To do: Copy each line in the data that includes the word "chart".

Plotting code records

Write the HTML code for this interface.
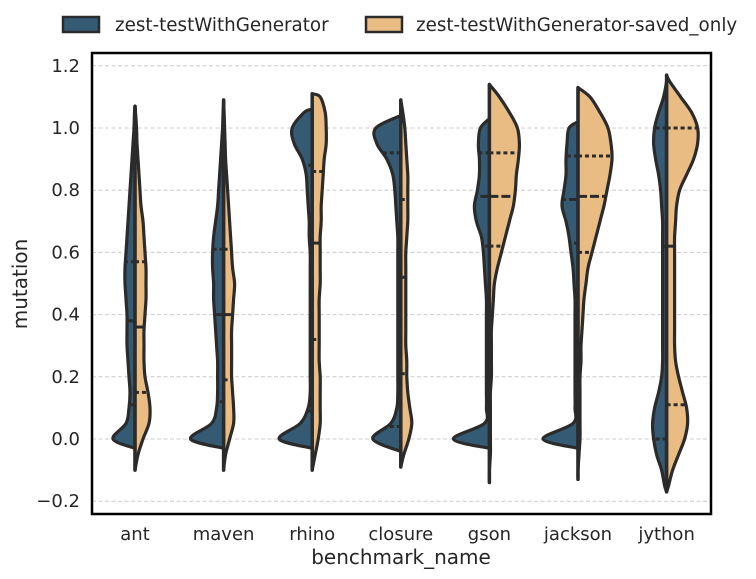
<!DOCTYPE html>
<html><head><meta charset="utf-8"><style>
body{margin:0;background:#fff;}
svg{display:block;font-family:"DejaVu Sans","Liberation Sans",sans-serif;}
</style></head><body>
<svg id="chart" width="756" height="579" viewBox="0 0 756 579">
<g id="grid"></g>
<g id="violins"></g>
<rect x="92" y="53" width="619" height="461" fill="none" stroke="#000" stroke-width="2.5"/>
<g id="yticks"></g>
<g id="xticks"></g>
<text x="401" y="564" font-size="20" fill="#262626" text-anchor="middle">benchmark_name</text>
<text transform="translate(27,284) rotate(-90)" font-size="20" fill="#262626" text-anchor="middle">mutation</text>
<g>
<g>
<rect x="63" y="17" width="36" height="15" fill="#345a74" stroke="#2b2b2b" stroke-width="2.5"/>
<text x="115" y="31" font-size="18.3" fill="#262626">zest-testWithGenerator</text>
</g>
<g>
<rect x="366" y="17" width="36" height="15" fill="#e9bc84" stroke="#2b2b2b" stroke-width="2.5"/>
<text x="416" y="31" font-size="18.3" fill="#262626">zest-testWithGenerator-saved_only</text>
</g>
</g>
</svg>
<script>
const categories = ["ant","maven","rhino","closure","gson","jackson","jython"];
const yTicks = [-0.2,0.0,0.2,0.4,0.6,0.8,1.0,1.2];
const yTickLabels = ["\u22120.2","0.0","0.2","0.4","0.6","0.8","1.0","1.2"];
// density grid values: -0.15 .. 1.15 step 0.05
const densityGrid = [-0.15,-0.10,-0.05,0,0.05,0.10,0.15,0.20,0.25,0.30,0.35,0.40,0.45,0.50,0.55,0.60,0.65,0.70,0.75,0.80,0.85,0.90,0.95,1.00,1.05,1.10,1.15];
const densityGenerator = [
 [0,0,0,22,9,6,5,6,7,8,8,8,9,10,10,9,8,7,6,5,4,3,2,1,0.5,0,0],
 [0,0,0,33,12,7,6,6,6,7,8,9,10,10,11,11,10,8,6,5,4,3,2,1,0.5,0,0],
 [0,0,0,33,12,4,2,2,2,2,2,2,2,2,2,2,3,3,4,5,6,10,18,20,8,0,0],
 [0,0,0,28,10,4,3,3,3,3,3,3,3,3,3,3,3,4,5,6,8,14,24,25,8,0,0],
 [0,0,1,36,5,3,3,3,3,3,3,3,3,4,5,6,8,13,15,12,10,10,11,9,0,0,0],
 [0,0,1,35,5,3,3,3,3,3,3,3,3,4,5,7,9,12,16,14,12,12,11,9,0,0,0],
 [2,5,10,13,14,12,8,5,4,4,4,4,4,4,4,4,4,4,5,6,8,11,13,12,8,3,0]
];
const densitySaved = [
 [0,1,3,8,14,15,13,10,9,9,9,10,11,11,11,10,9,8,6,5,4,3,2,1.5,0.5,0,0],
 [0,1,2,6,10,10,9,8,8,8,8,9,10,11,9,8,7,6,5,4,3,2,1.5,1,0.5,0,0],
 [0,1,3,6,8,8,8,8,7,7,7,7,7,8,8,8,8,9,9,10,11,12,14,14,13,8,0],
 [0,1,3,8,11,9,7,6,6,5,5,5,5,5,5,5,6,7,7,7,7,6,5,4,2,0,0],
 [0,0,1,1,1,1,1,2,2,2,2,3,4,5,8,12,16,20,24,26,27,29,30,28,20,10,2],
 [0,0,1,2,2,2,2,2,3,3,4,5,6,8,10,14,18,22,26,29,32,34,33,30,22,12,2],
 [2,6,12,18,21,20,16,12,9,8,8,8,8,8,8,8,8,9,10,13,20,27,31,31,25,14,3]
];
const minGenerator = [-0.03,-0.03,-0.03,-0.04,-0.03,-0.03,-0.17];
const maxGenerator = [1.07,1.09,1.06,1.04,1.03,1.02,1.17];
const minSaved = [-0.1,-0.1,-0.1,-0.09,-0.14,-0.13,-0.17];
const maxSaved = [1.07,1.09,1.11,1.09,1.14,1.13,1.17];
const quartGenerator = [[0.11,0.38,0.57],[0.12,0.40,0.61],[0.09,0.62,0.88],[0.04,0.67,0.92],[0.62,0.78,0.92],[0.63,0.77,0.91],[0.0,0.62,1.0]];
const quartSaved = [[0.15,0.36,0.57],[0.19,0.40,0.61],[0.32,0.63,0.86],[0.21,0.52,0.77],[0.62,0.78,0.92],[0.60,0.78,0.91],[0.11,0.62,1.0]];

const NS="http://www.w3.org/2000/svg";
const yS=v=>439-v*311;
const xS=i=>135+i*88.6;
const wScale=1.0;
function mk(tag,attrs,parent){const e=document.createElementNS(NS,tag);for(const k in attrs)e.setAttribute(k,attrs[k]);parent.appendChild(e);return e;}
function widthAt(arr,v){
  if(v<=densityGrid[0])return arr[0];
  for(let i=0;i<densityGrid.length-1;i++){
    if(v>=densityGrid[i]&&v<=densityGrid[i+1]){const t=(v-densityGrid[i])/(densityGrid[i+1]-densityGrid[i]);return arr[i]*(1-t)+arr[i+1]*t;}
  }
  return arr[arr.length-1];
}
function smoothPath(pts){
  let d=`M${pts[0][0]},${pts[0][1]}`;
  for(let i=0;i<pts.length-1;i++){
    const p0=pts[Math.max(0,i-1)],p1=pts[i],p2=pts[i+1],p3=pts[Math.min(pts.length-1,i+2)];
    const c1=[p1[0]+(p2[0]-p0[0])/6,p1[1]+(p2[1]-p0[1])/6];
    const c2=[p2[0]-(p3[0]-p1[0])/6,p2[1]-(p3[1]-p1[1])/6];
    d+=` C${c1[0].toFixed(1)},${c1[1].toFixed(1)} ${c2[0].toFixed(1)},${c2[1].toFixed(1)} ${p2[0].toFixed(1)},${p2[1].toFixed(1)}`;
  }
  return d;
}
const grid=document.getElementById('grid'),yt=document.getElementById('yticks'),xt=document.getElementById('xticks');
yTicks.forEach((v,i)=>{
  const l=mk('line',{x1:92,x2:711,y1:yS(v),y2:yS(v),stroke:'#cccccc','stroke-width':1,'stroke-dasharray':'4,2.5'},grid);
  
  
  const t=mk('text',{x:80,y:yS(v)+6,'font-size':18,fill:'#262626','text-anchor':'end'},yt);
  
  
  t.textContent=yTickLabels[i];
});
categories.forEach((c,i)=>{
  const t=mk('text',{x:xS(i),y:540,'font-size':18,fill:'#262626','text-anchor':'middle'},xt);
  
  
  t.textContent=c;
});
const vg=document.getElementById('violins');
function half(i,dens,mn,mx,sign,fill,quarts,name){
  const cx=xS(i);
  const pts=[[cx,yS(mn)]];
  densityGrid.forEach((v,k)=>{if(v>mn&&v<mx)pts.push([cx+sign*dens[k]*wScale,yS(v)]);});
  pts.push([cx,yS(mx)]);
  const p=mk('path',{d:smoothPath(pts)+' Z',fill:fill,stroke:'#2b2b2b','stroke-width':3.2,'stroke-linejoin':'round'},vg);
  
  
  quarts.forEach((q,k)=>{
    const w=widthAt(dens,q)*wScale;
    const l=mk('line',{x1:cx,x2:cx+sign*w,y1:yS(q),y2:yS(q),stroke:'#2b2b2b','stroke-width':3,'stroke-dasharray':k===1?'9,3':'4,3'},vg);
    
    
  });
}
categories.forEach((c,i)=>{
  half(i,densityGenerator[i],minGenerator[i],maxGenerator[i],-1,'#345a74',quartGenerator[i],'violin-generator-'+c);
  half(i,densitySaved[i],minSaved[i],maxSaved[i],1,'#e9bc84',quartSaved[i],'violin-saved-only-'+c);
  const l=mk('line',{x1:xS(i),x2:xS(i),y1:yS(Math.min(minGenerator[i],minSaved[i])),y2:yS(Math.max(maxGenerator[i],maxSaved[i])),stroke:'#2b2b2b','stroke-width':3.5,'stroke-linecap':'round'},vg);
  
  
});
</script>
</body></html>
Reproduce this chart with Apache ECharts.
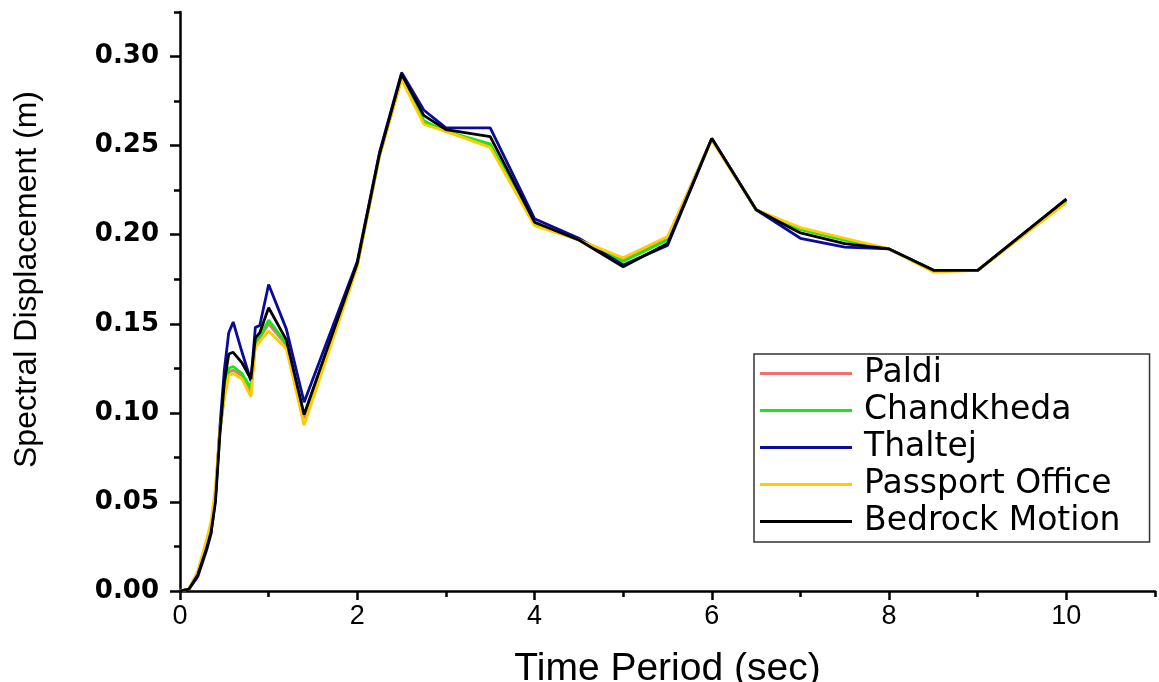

Written response:
<svg id="chart" width="756" height="579" viewBox="0 0 756 579">
Reproduce this chart with Apache ECharts.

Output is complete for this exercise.